───── Data supplied ─────
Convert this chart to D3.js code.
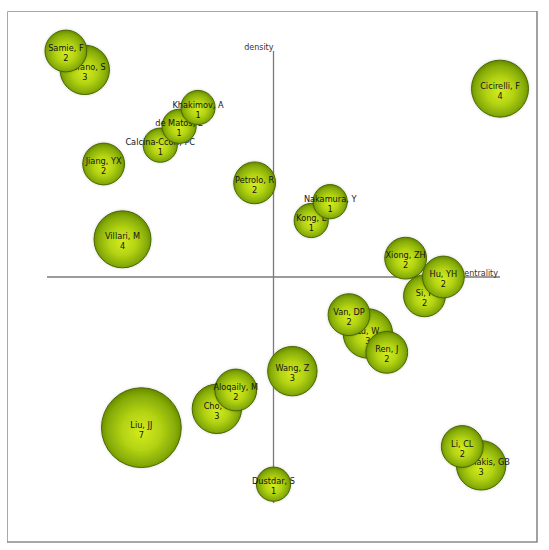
<!DOCTYPE html>
<html>
<head>
<meta charset="utf-8">
<script src="https://cdn.jsdelivr.net/npm/d3@7"></script>
<style>
  body { margin: 0; background: #fff; }
  text { font-family: "DejaVu Sans", Verdana, sans-serif; }
</style>
</head>
<body>
<div id="chart"></div>
<script>
// authors, drawn in this order (later ones sit on top)
var authors = ["Stefano, S", "Samie, F", "Calcina-Ccori, PC", "de Matos, E", "Khakimov, A",
    "Jiang, YX", "Petrolo, R", "Kong, L", "Nakamura, Y", "Villari, M", "Cicirelli, F",
    "Xiong, ZH", "Si, P", "Hu, YH", "Lu, W", "Van, DP", "Ren, J", "Wang, Z",
    "Cho, K", "Aloqaily, M", "Liu, JJ", "Dustdar, S", "Giannakis, GB", "Li, CL"];
var centrality = [-10, -11, -6, -5, -4, -9, -1, 2, 3, -8, 12, 7, 8, 9, 5, 4, 6, 1, -3, -2, -7, 0, 11, 10];
var density = [11, 12, 7, 8, 9, 6, 5, 3, 4, 2, 10, 1, -1, 0, -3, -2, -4, -5, -7, -6, -8, -11, -10, -9];
var docs = [3, 2, 1, 1, 1, 2, 2, 1, 1, 4, 4, 2, 2, 2, 3, 2, 2, 3, 3, 2, 7, 1, 3, 2];
var axisLabels = ["centrality", "density"];

var data = authors.map(function(a, i) {
    return { name: a, x: centrality[i], y: density[i], n: docs[i] };
});

var width = 549, height = 550;

var svg = d3.select("#chart").append("svg")
    .attr("width", width)
    .attr("height", height);

var defs = svg.append("defs");
var grad = defs.append("radialGradient")
    .attr("id", "ball")
    .attr("cx", "50%").attr("cy", "52%").attr("r", "55%")
    .attr("fx", "50%").attr("fy", "56%");
grad.append("stop").attr("offset", "0%").attr("stop-color", "#d4ec1e");
grad.append("stop").attr("offset", "45%").attr("stop-color", "#b2d212");
grad.append("stop").attr("offset", "80%").attr("stop-color", "#84aa06");
grad.append("stop").attr("offset", "100%").attr("stop-color", "#5a7e00");

var shadow = defs.append("filter").attr("id", "halo")
    .attr("x", "-30%").attr("y", "-30%").attr("width", "160%").attr("height", "160%");
shadow.append("feDropShadow")
    .attr("dx", 0).attr("dy", 0).attr("stdDeviation", 1.5)
    .attr("flood-color", "#000").attr("flood-opacity", 0.18);

// frame: light top/left, heavier right/bottom
var frame = svg.append("g");
frame.append("path")
    .attr("d", "M7.5,542 V11.5 H537")
    .attr("fill", "none").attr("stroke", "#a8a8a8").attr("stroke-width", 1);
frame.append("path")
    .attr("d", "M7,542 H537 V11")
    .attr("fill", "none").attr("stroke", "#8a8a8a").attr("stroke-width", 1.6);

// scales
var x = d3.scaleLinear().domain([-12, 12]).range([47, 500]);
var y = d3.scaleLinear().domain([-12, 12]).range([503, 51]);
var r = d3.scaleLinear().domain([1, 7]).range([17.1, 39.9]);

// axes through the origin
svg.append("line")
    .attr("x1", x(-12)).attr("x2", x(12))
    .attr("y1", y(0)).attr("y2", y(0))
    .attr("stroke", "#7a7a7a").attr("stroke-width", 1.3);
svg.append("line")
    .attr("x1", x(0)).attr("x2", x(0))
    .attr("y1", y(12)).attr("y2", y(-12))
    .attr("stroke", "#7a7a7a").attr("stroke-width", 1.3);

svg.append("text")
    .attr("x", x(12) - 2).attr("y", y(0) - 1)
    .attr("text-anchor", "end")
    .attr("font-size", "8px")
    .attr("fill", "#333")
    .text(axisLabels[0]);
svg.append("text")
    .attr("x", x(0)).attr("y", y(12) - 1)
    .attr("text-anchor", "end")
    .attr("font-size", "8px")
    .attr("fill", "#333")
    .text(axisLabels[1]);

// bubbles
var node = svg.selectAll("g.node")
    .data(data)
    .enter().append("g")
    .attr("class", "node")
    .attr("transform", function(d) { return "translate(" + x(d.x) + "," + y(d.y) + ")"; });

node.append("circle")
    .attr("r", function(d) { return r(d.n); })
    .attr("fill", "url(#ball)")
    .attr("stroke", "#4a6606")
    .attr("stroke-width", 1)
    .attr("filter", "url(#halo)");

node.append("text")
    .attr("y", 0)
    .attr("text-anchor", "middle")
    .attr("font-size", "8.2px")
    .attr("fill", "#141414")
    .text(function(d) { return d.name; });

node.append("text")
    .attr("y", 10)
    .attr("text-anchor", "middle")
    .attr("font-size", "8.2px")
    .attr("fill", "#141414")
    .text(function(d) { return d.n; });
</script>
</body>
</html>
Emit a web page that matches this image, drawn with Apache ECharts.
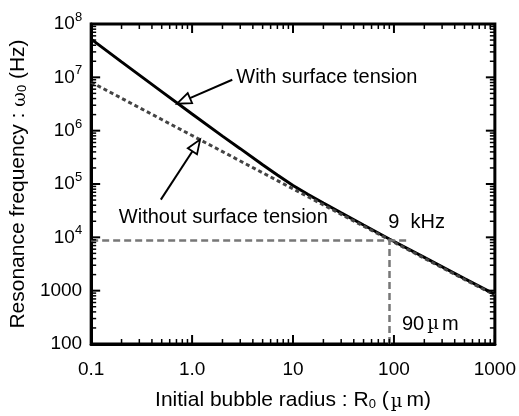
<!DOCTYPE html>
<html>
<head>
<meta charset="utf-8">
<script src="https://cdn.jsdelivr.net/npm/echarts@6/dist/echarts.min.js"></script>
<style>
  html, body { margin: 0; padding: 0; background: #fff; }
  #main { width: 519px; height: 416px; }
</style>
</head>
<body>
<div id="main"></div>
<script>
// Bubble radius (µm) and resonance frequency (Hz)
const radius = [0.1, 0.2, 0.5, 1, 2, 3, 5, 7, 10, 14, 20, 30, 50, 90, 200, 500, 1000];
const withTension = [5.2e7, 1.95e7, 5.4e6, 2.05e6, 7.9e5, 4.6e5, 2.3e5, 1.48e5, 9.4e4, 6.4e4, 4.4e4, 2.88e4, 1.7e4, 9.3e3, 4.2e3, 1.68e3, 850];
const withoutTension = [8.1e6, 4.05e6, 1.62e6, 8.1e5, 4.05e5, 2.7e5, 1.62e5, 1.16e5, 8.1e4, 5.8e4, 4.05e4, 2.7e4, 1.62e4, 9.0e3, 4.05e3, 1.62e3, 830];

// Tick labels, one per decade
const xTickText = ['0.1', '1.0', '10', '100', '1000'];
const yTickText = ['100', '1000', '{b|10}{s|4}', '{b|10}{s|5}', '{b|10}{s|6}', '{b|10}{s|7}', '{b|10}{s|8}'];

// Reference point: 9 kHz at 90 µm
const refFreq = 9000;
const refRadius = 90;
const refLineEnd = 143;

const X_MIN = 0.1, X_MAX = 1000, Y_MIN = 100, Y_MAX = 1e8;
const FONT = '"Liberation Sans", Arial, sans-serif';

// Decade / sub-decade tick positions for the frame
const xTicks = [];
for (let e = -1; e <= 2; e++) {
  for (let m = 1; m <= 9; m++) xTicks.push([m * Math.pow(10, e), Y_MAX, m === 1 ? 1 : 0]);
}
xTicks.push([X_MAX, Y_MAX, 1]);
const yTicks = [];
for (let e = 2; e <= 7; e++) {
  for (let m = 1; m <= 9; m++) yTicks.push([X_MAX, m * Math.pow(10, e), m === 1 ? 1 : 0]);
}
yTicks.push([X_MAX, Y_MAX, 1]);

const chart = echarts.init(document.getElementById('main'));

function tickLine(x1, y1, x2, y2, major) {
  return { type: 'line', shape: { x1, y1, x2, y2 }, style: { stroke: '#000', lineWidth: major ? 2 : 1.5 } };
}

chart.setOption({
  animation: false,
  grid: { left: 89, right: 21, top: 24, bottom: 71, show: true, borderColor: '#000', borderWidth: 3 },
  xAxis: {
    type: 'log', logBase: 10, min: X_MIN, max: X_MAX,
    axisLine: { lineStyle: { color: '#000', width: 3 } },
    axisTick: { show: false },
    splitLine: { show: false },
    axisLabel: {
      color: '#000', fontSize: 19, fontFamily: FONT, margin: 16,
      formatter: v => xTickText[Math.round(Math.log10(v)) + 1]
    },
    name: '{a|Initial bubble radius : R}{s|0}{a| (}{u|µ}{a|m)}',
    nameLocation: 'middle', nameGap: 41,
    nameTextStyle: {
      rich: {
        a: { fontSize: 21, fontFamily: FONT, color: '#000', lineHeight: 26, verticalAlign: 'bottom' },
        s: { fontSize: 13, fontFamily: FONT, color: '#000', lineHeight: 13, verticalAlign: 'bottom' },
        u: { fontSize: 18, fontFamily: '"DejaVu Serif", serif', color: '#000', lineHeight: 26, verticalAlign: 'bottom', padding: [0, 4, 0, 2] }
      }
    }
  },
  yAxis: {
    type: 'log', logBase: 10, min: Y_MIN, max: Y_MAX,
    axisLine: { lineStyle: { color: '#000', width: 3 } },
    axisTick: { show: false },
    splitLine: { show: false },
    axisLabel: {
      color: '#000', fontSize: 19, fontFamily: FONT, margin: 9,
      formatter: v => yTickText[Math.round(Math.log10(v)) - 2],
      rich: {
        b: { fontSize: 19, fontFamily: FONT, color: '#000', lineHeight: 26 },
        s: { fontSize: 13, fontFamily: FONT, color: '#000', lineHeight: 13, verticalAlign: 'top' }
      }
    },
    name: '{a|Resonance frequency : }{w|ω}{s|0}{a| (Hz)}',
    nameLocation: 'middle', nameGap: 56,
    nameTextStyle: {
      rich: {
        a: { fontSize: 21, fontFamily: FONT, color: '#000', lineHeight: 26, verticalAlign: 'bottom' },
        w: { fontSize: 18, fontFamily: '"DejaVu Serif", serif', color: '#000', lineHeight: 24, verticalAlign: 'bottom' },
        s: { fontSize: 13, fontFamily: FONT, color: '#000', lineHeight: 14, verticalAlign: 'bottom' }
      }
    }
  },
  series: [
    {
      name: 'With surface tension', type: 'line', symbol: 'none',
      data: radius.map((r, i) => [r, withTension[i]]),
      lineStyle: { color: '#000', width: 3 }, z: 3
    },
    {
      name: 'Without surface tension', type: 'line', symbol: 'none',
      data: radius.map((r, i) => [r, withoutTension[i]]),
      lineStyle: { color: '#444', width: 3, type: [4, 3] }, z: 4
    },
    {
      type: 'line', data: [], symbol: 'none', silent: true,
      markLine: {
        silent: true, symbol: 'none', label: { show: false },
        lineStyle: { color: '#777', width: 2.5, type: [7, 4] },
        data: [
          [{ coord: [X_MIN, refFreq] }, { coord: [refLineEnd, refFreq] }],
          [{ coord: [refRadius, Y_MIN] }, { coord: [refRadius, refFreq] }]
        ]
      }
    },
    {
      type: 'custom', silent: true, z: 10, clip: false,
      data: xTicks,
      renderItem: (params, api) => {
        const v = api.value(0), major = api.value(2);
        const len = major ? 9 : 5;
        const b = api.coord([v, Y_MIN]), t = api.coord([v, Y_MAX]);
        return { type: 'group', children: [
          tickLine(b[0], b[1], b[0], b[1] - len, major),
          tickLine(t[0], t[1], t[0], t[1] + len, major)
        ] };
      }
    },
    {
      type: 'custom', silent: true, z: 10, clip: false,
      data: yTicks,
      renderItem: (params, api) => {
        const v = api.value(1), major = api.value(2);
        const len = major ? 9 : 5;
        const l = api.coord([X_MIN, v]), r = api.coord([X_MAX, v]);
        return { type: 'group', children: [
          tickLine(l[0], l[1], l[0] + len, l[1], major),
          tickLine(r[0], r[1], r[0] - len, r[1], major)
        ] };
      }
    }
  ]
});

// Callouts and arrows, anchored to data coordinates
function px(p) { return chart.convertToPixel({ gridIndex: 0 }, p); }

function arrow(tailData, tipData) {
  const a = px(tailData), b = px(tipData);
  const dx = b[0] - a[0], dy = b[1] - a[1];
  const d = Math.hypot(dx, dy), ux = dx / d, uy = dy / d;
  const L = 14, W = 5.5;
  const bx = b[0] - L * ux, by = b[1] - L * uy;
  return [
    { type: 'line', shape: { x1: a[0], y1: a[1], x2: bx, y2: by }, style: { stroke: '#000', lineWidth: 2 }, z: 20 },
    { type: 'polygon', shape: { points: [[b[0], b[1]], [bx - W * uy, by + W * ux], [bx + W * uy, by - W * ux]] },
      style: { fill: '#fff', stroke: '#000', lineWidth: 1.8 }, z: 20 }
  ];
}

function label(text, at, rich) {
  const p = px(at);
  return { type: 'text', x: p[0], y: p[1], z: 20,
    style: { text, font: '20px ' + FONT, fill: '#000', verticalAlign: 'middle', align: 'left', rich } };
}

chart.setOption({
  graphic: [
    ...arrow([2.5, 9.0e6], [0.71, 3.2e6]),
    ...arrow([0.49, 5.1e4], [1.2, 6.8e5]),
    label('With surface tension', [2.74, 1.0e7]),
    label('Without surface tension', [0.188, 2.37e4]),
    label('9  kHz', [88, 1.9e4]),
    label('{a|90}{u|µ}{a|m}', [120, 237], {
      a: { fontSize: 20, fontFamily: FONT, color: '#000' },
      u: { fontSize: 18, fontFamily: '"DejaVu Serif", serif', color: '#000', padding: [0, 3, 0, 3] }
    })
  ]
});
</script>
</body>
</html>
─────
* _Your goal_: Print exactly what appears from the line holding "Emit a web page" down to the line holding "4.05e3, 1.62e3, 830];", both ends kept, leaving out the pictures.

* _Correct response_:
Emit a web page that matches this image, drawn with Apache ECharts.
<!DOCTYPE html>
<html>
<head>
<meta charset="utf-8">
<script src="https://cdn.jsdelivr.net/npm/echarts@6/dist/echarts.min.js"></script>
<style>
  html, body { margin: 0; padding: 0; background: #fff; }
  #main { width: 519px; height: 416px; }
</style>
</head>
<body>
<div id="main"></div>
<script>
// Bubble radius (µm) and resonance frequency (Hz)
const radius = [0.1, 0.2, 0.5, 1, 2, 3, 5, 7, 10, 14, 20, 30, 50, 90, 200, 500, 1000];
const withTension = [5.2e7, 1.95e7, 5.4e6, 2.05e6, 7.9e5, 4.6e5, 2.3e5, 1.48e5, 9.4e4, 6.4e4, 4.4e4, 2.88e4, 1.7e4, 9.3e3, 4.2e3, 1.68e3, 850];
const withoutTension = [8.1e6, 4.05e6, 1.62e6, 8.1e5, 4.05e5, 2.7e5, 1.62e5, 1.16e5, 8.1e4, 5.8e4, 4.05e4, 2.7e4, 1.62e4, 9.0e3, 4.05e3, 1.62e3, 830];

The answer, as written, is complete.